So today I spent a lot of time marketing my new company, and nothing really happened except that I spend a lot of time. And began to doubt that I would ever make it. I guess the only sane response to such feelings is to grit your teeth.
Don't make future goals more important than they actually are.. Sure you have to think about the future and important goals and all that, and sometimes at the expense of happiness in the present. But when does the balance tip? When is it too much? When have you become a hostage of the future?
This blog is what I've been wanting to do. Because there is so much more to share. I don't think I would have done it as CEO of that other company.

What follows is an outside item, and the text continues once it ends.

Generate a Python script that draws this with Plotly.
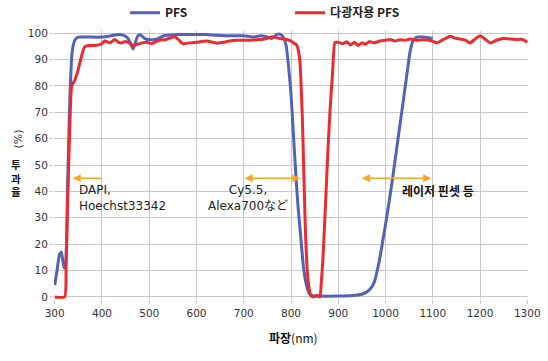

Then I would have been counting beans now. Not thinking about so many other things to share. So maybe I am in the right place, and those phases of life (finish education, get career, start family) are just illusions. At least insofar as I think of myself having 'failed' to complete a couple of them 10 and 20 years ago.
Your ability to earn money is a measure of how well you handle a tool that allows you to live as you want to live - and therefore be. It is not a description of who you already are and what you are worth. But in our society you have to work harder to internalize that perspective well and truly - much harder than you ever have to work to earn your first million.

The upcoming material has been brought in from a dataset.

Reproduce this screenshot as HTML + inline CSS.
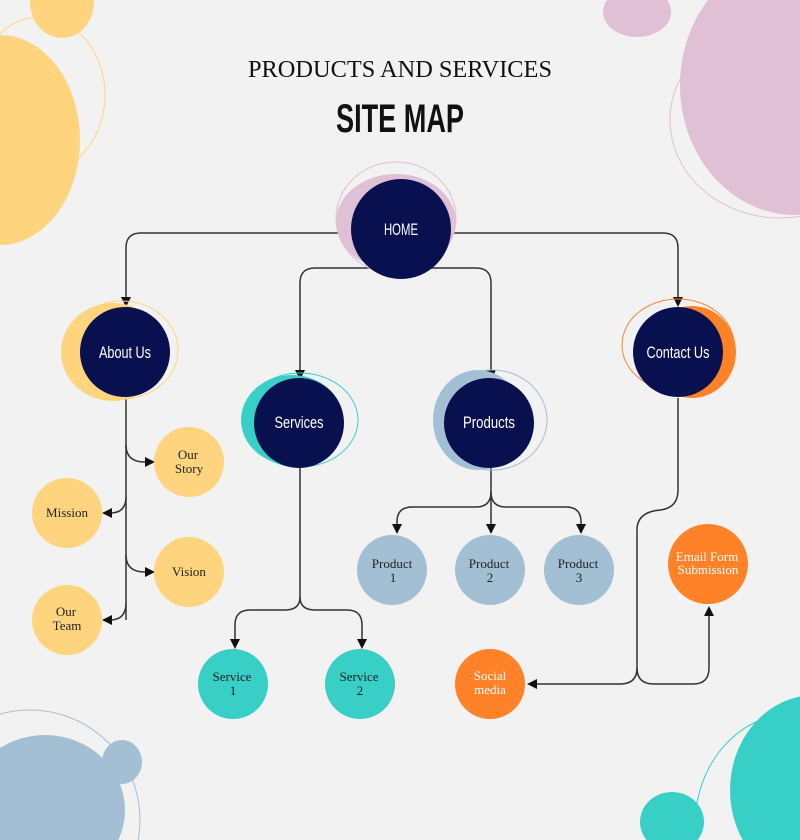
<!DOCTYPE html>
<html><head><meta charset="utf-8"><style>
html,body{margin:0;padding:0;background:#f2f2f2;width:800px;height:840px;overflow:hidden;position:relative;}
svg{display:block;overflow:hidden;position:absolute;left:0;top:0}
.cn{font-family:"Liberation Sans",sans-serif;fill:#fff;font-size:17px}
.sm{font-family:"Liberation Serif",serif;font-size:13px;fill:#222}
.w{fill:#fff}
</style></head><body>
<svg width="800" height="840" viewBox="0 0 800 840" xmlns="http://www.w3.org/2000/svg">
<defs>
<marker id="a" markerWidth="10" markerHeight="10" refX="8" refY="5" orient="auto" markerUnits="userSpaceOnUse">
<path d="M0,0 L10,5 L0,10 z" fill="#111"/></marker>
</defs>
<rect width="800" height="840" fill="#f2f2f2"/>
<ellipse cx="62" cy="2" rx="32" ry="36" fill="#FED57E"/>
<ellipse cx="0" cy="140" rx="80" ry="105" fill="#FED57E"/>
<ellipse cx="40" cy="95" rx="65" ry="78" fill="none" stroke="#FED57E" stroke-width="1"/>
<ellipse cx="637" cy="12" rx="34" ry="25" fill="#DFC0D4"/>
<ellipse cx="795" cy="85" rx="115" ry="130" fill="#DFC0D4"/>
<ellipse cx="780" cy="120" rx="110" ry="98" fill="none" stroke="#DFC0D4" stroke-width="1"/>
<ellipse cx="45" cy="810" rx="80" ry="75" fill="#A3BFD3"/>
<ellipse cx="122" cy="762" rx="20" ry="22" fill="#A3BFD3"/>
<ellipse cx="30" cy="820" rx="110" ry="110" fill="none" stroke="#A3BFD3" stroke-width="1"/>
<ellipse cx="815" cy="790" rx="85" ry="95" fill="#38D0C6"/>
<ellipse cx="672" cy="822" rx="32" ry="30" fill="#38D0C6"/>
<ellipse cx="795" cy="825" rx="100" ry="112" fill="none" stroke="#38D0C6" stroke-width="1"/>
<text x="400" y="77" text-anchor="middle" font-family="Liberation Serif,serif" font-size="24" fill="#111" textLength="304" lengthAdjust="spacingAndGlyphs">PRODUCTS AND SERVICES</text>
<text x="400" y="132" text-anchor="middle" font-family="Liberation Sans,sans-serif" font-weight="bold" font-size="40" fill="#111" textLength="128" lengthAdjust="spacingAndGlyphs">SITE MAP</text>
<g fill="none" stroke="#333" stroke-width="1.5">
<path d="M350,233 H141 Q126,233 126,248 V305" marker-end="url(#a)"/>
<path d="M452,233 H663 Q678,233 678,248 V305" marker-end="url(#a)"/>
<path d="M395,268 H315 Q300,268 300,283 V378" marker-end="url(#a)"/>
<path d="M405,268 H476 Q491,268 491,283 V378" marker-end="url(#a)"/>
<path d="M126,398 V620"/>
<path d="M126,445 Q126,462 145,462 H153" marker-end="url(#a)"/>
<path d="M126,497 Q126,513 110,513 H104" marker-end="url(#a)"/>
<path d="M126,555 Q126,572 145,572 H153" marker-end="url(#a)"/>
<path d="M126,603 Q126,620 110,620 H104" marker-end="url(#a)"/>
<path d="M300,468 V597 Q300,610 285,610 H250 Q235,610 235,625 V647" marker-end="url(#a)"/>
<path d="M300,597 Q300,610 315,610 H347 Q362,610 362,625 V647" marker-end="url(#a)"/>
<path d="M491,468 V532" marker-end="url(#a)"/>
<path d="M491,492 Q491,507 476,507 H412 Q397,507 397,522 V532" marker-end="url(#a)"/>
<path d="M491,492 Q491,507 506,507 H566 Q581,507 581,522 V532" marker-end="url(#a)"/>
<path d="M678,398 V490 Q678,508 660,510 Q637,512 637,530 V668 Q637,684 620,684 H529" marker-end="url(#a)"/>
<path d="M637,668 Q637,684 654,684 H693 Q709,684 709,668 V608" marker-end="url(#a)"/>
</g>
<ellipse cx="396" cy="222" rx="60" ry="48" fill="#DFC0D4"/>
<ellipse cx="396" cy="218" rx="60" ry="56" fill="none" stroke="#DFC0D4"/>
<circle cx="401" cy="229" r="50" fill="#08104F"/>
<text x="401" y="235" text-anchor="middle" class="cn" textLength="34" lengthAdjust="spacingAndGlyphs">HOME</text>
<ellipse cx="113" cy="352" rx="52" ry="49" fill="#FED57E"/>
<ellipse cx="122" cy="350" rx="56" ry="49" fill="none" stroke="#FED57E"/>
<circle cx="125" cy="352" r="45" fill="#08104F"/>
<text x="125" y="358" text-anchor="middle" class="cn" textLength="52" lengthAdjust="spacingAndGlyphs">About Us</text>
<ellipse cx="292" cy="420" rx="51" ry="45" fill="#38D0C6"/>
<ellipse cx="300" cy="420" rx="58" ry="47" fill="none" stroke="#38D0C6"/>
<circle cx="299" cy="423" r="45" fill="#08104F"/>
<text x="299" y="428" text-anchor="middle" class="cn" textLength="49" lengthAdjust="spacingAndGlyphs">Services</text>
<ellipse cx="478" cy="420" rx="45" ry="50" fill="#A3BFD3"/>
<ellipse cx="492" cy="420" rx="55" ry="50" fill="none" stroke="#A3BFD3"/>
<circle cx="489" cy="423" r="45" fill="#08104F"/>
<text x="489" y="428" text-anchor="middle" class="cn" textLength="52" lengthAdjust="spacingAndGlyphs">Products</text>
<ellipse cx="692" cy="352" rx="44" ry="46" fill="#FF8229"/>
<ellipse cx="678" cy="345" rx="56" ry="46" fill="none" stroke="#FF8229"/>
<circle cx="678" cy="352" r="45" fill="#08104F"/>
<text x="678" y="358" text-anchor="middle" class="cn" textLength="63" lengthAdjust="spacingAndGlyphs">Contact Us</text>
<g fill="#FED57E">
<circle cx="189" cy="462" r="35"/><circle cx="67" cy="513" r="35"/>
<circle cx="189" cy="572" r="35"/><circle cx="67" cy="620" r="35"/></g>
<text class="sm" text-anchor="middle"><tspan x="188" y="459">Our</tspan><tspan x="189" y="473">Story</tspan></text>
<text class="sm" text-anchor="middle" x="67" y="517">Mission</text>
<text class="sm" text-anchor="middle" x="189" y="576">Vision</text>
<text class="sm" text-anchor="middle"><tspan x="66" y="616">Our</tspan><tspan x="67" y="630">Team</tspan></text>
<g fill="#38D0C6"><circle cx="233" cy="684" r="35"/><circle cx="360" cy="684" r="35"/></g>
<text class="sm" text-anchor="middle"><tspan x="232" y="681">Service</tspan><tspan x="233" y="695">1</tspan></text>
<text class="sm" text-anchor="middle"><tspan x="359" y="681">Service</tspan><tspan x="360" y="695">2</tspan></text>
<g fill="#A3BFD3"><circle cx="392" cy="570" r="35"/><circle cx="490" cy="570" r="35"/><circle cx="579" cy="570" r="35"/></g>
<text class="sm" text-anchor="middle"><tspan x="392" y="568">Product</tspan><tspan x="393" y="582">1</tspan></text>
<text class="sm" text-anchor="middle"><tspan x="489" y="568">Product</tspan><tspan x="490" y="582">2</tspan></text>
<text class="sm" text-anchor="middle"><tspan x="578" y="568">Product</tspan><tspan x="579" y="582">3</tspan></text>
<circle cx="708" cy="564" r="40" fill="#FF8229"/>
<text class="sm w" text-anchor="middle" font-size="11"><tspan x="707" y="561">Email Form</tspan><tspan x="708" y="574">Submission</tspan></text>
<circle cx="490" cy="684" r="35" fill="#FF8229"/>
<text class="sm w" text-anchor="middle"><tspan x="490" y="680">Social</tspan><tspan x="490" y="694">media</tspan></text>
</svg>
</body></html>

If you've seen any good boxing movies you know that they are not about winning in the ring. They never were. They are about winning over yourself. As you get older, you discover those are the victories you never get too old to have.
Peace is first and foremost an Inner Experience, an Inner Journey. So outside events can be pretty screwy and it is still possible to create inner peace, in principle, as long as the focus is on it and not primarily on controlling outside events.
Some events, of extreme stress cannot be controlled - inside or outside. ...
Acting on the fear, putting something in motion, even if you don’t solve the fear … that probably has a positive effect. I’ve felt so on my own a number of times. Like when I make myself feel more mentally calm and ‘on course’, by just doing the dishes. Not frenzied action to escape unpleasant feelings. Orderly calm action with purpose, even if it doesn’t change anything right away or is substantially relevant to the feelings at hand.
Doing all the dishes doesn’t solve my unemployment problem, but it makes me feel that maybe I have what it takes to solve it myself. Even if that is only proved, when it is proved.
Making order and focus in my surroundings tend to gradually pull me back to a feeling of order and focus in my mind.
At the very least, I will feel some sort of accomplishment.
And that actually counts for more than I first thought.